ST.FirstName = FT.FirstName
),
(
-- The same subquery, except it's returning a different column.
SELECT TOP 1
ST.FirstNameFrequency
FROM @SecondTable AS ST
WHERE
-- Match condition.
ST.FirstName = FT.FirstName
),
(
-- The query appears a third time, with the randomly chosen row.
SELECT TOP 1
ST.ID
FROM @SecondTable AS ST
WHERE
-- Match condition.
ST.FirstName = FT.FirstName
)
-- You'd have to repeat the entire subquery for each new column returned.
FROM @FirstTable AS FT
A better (at least in non-contrived cases) way to do this is to use what I call a "TOP 1 JOIN
":
-- Some example table variables with sample data.
DECLARE @FirstTable table(FirstName varchar(20))

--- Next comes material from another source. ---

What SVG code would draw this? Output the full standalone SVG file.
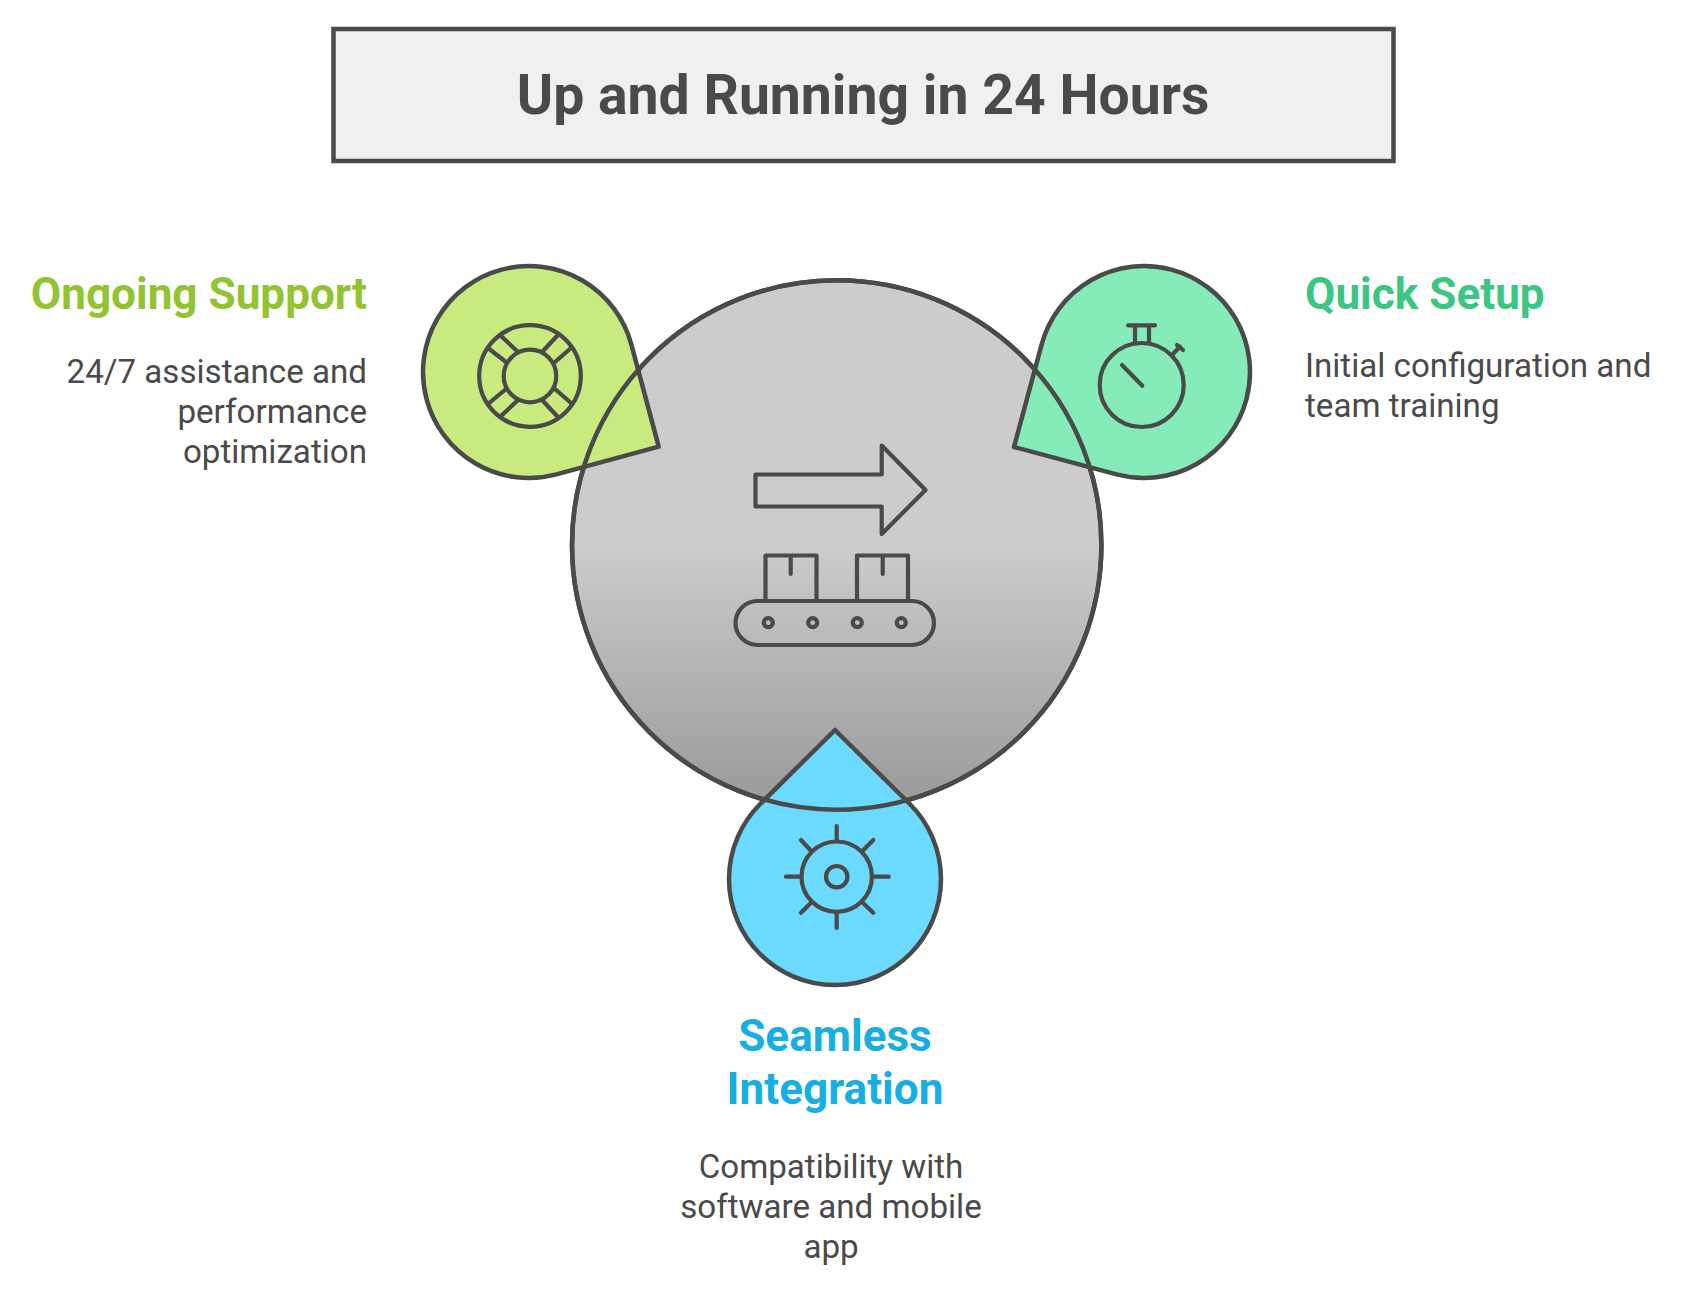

DECLARE @SecondTable table
(ID int,
FirstName varchar(20),
LastName varchar(20),
FirstNameHashCode varchar(20),
FirstNameFrequency int)
INSERT INTO @FirstTable(FirstName) VALUES('Billy')
INSERT INTO @FirstTable(FirstName) VALUES('Super')
INSERT INTO @SecondTable(ID, FirstName, LastName, FirstNameHashCode, FirstNameFrequency)
VALUES(1, 'Billy', 'Mays', '0XB$22', 22)
INSERT INTO @SecondTable(ID, FirstName, LastName, FirstNameHashCode, FirstNameFrequency)
VALUES(2, 'Billy', 'TheKid', '0XB$22', 22)
INSERT INTO @SecondTable(ID, FirstName, LastName, FirstNameHashCode, FirstNameFrequency)
VALUES(3, 'Super', 'Man', 'SJ3JD', 40)
INSERT INTO @SecondTable(ID, FirstName, LastName, FirstNameHashCode, FirstNameFrequency)
VALUES(4, 'Super', 'Friends', 'SJ3JD', 40)
-- Uses a single JOIN instead of multiple subqueries.
SELECT
-- Three different columns are used from SecondTable.
ST.FirstNameHashCode,
ST.FirstNameFrequency,
ST.ID
-- More columns could be added without changing the below JOIN.
FROM @FirstTable AS FT
JOIN @SecondTable AS ST
-- Step 1: match condition is here so the query isn't slow (e.g., so indexes will be used).
-- This step could be skipped, but it would hurt performance.
ON ST.FirstName = FT.FirstName
-- Only include the first record, chosen via "TOP 1".
AND EXISTS
(
SELECT
-- Return some junk data so EXISTS will pass.
0
FROM @SecondTable AS STMany
JOIN
(
-- Step 3: only select first record that matches the condition.
SELECT TOP 1
*
FROM @SecondTable AS STInner
WHERE
-- Match condition.
STInner.FirstName = FT.FirstName
) AS STTop1
-- Step 4: only return record if the record matches the TOP 1 record (via the primary key).
ON STMany.ID = STTop1.ID
WHERE
-- Step 2: find the record associated with step 1 (via the primary key).
STMany.ID = ST.ID
)
There is a simpler version, but this version works with tables that have primary keys composed of more than one column, so it is more generally applicable. The above example code is entirely self-contained, so go ahead and give it a run to see what it returns.